Павский был отличным филологом, и с филологической точки зрения перевод его очень ценен. Он умел передавать и сам стиль, литературную манеру священных писателей, и просодический [60] строй библейской речи. И запас русских слов у переводчика был достаточно богат и свеж. У Павского был и педагогический дар, слушателей своих он мог многому научить. Прямых учеников, впрочем, у него было мало. Самостоятельной работой занимался только один, С. К. Сабинин, бывший все время заграничным свяшенником при дипломатической миссии в Копенгагене, потом в Веймаре (1789–1863). Курсовое сочинение Сабинин писал о «Песни Песней», в каком должно разуметь ее смысле. Потом работал над книгой Исаии. В «Христианском Чтении» поместил он ряд экзегетических очерков, всего больше о пророчествах. Со времени запрещения перевода Павского Сабинин обращается к скандинавским темам, издает грамматику исландского языка, — и у него филологический интерес был преобладающим, как у Павского…

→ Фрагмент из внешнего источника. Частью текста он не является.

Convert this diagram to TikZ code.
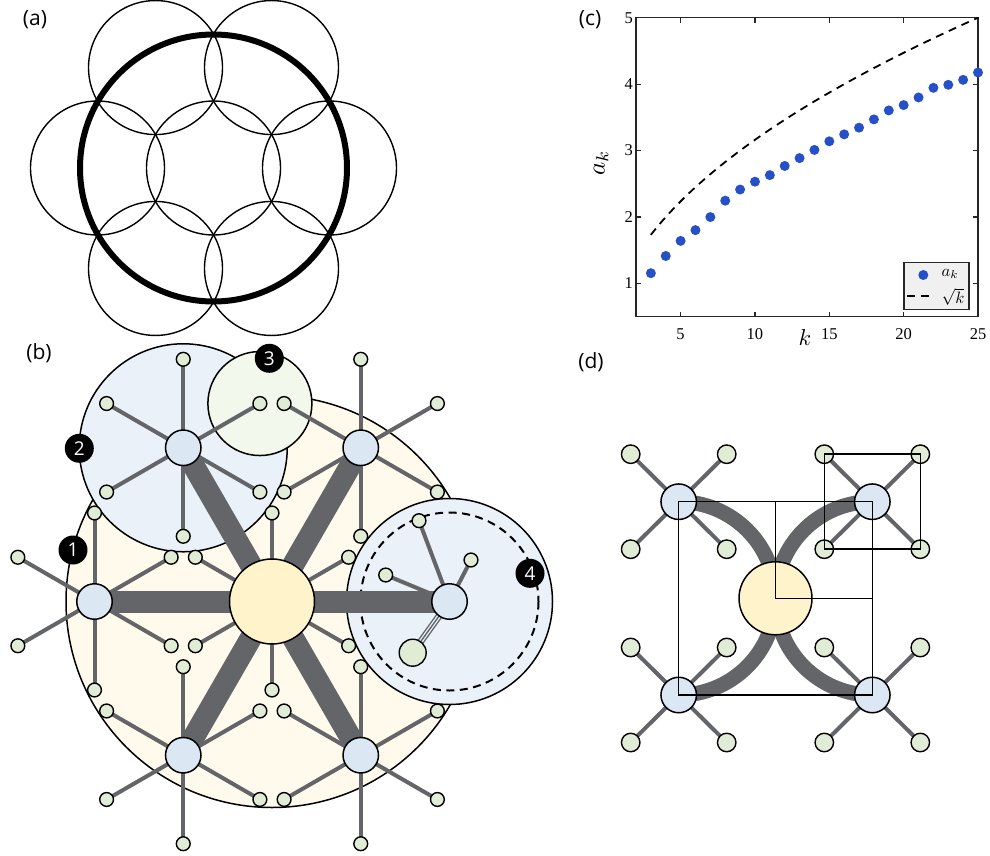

В другом смысле к тому же «немецкому» направлению в русской богословской науке принадлежит Иннокентий Борисов (1800–1855), из первого курса воспитанников Киевской академии, потом инспектор академии Петербургской и ректор Киевской, наконец, архиепископ Херсонский и Таврический. В свое время его настойчиво подозревали и обвиняли в «неологизме», было однажды наряжено даже «негласное дознание» о его образе мысли. Для этого были поводы…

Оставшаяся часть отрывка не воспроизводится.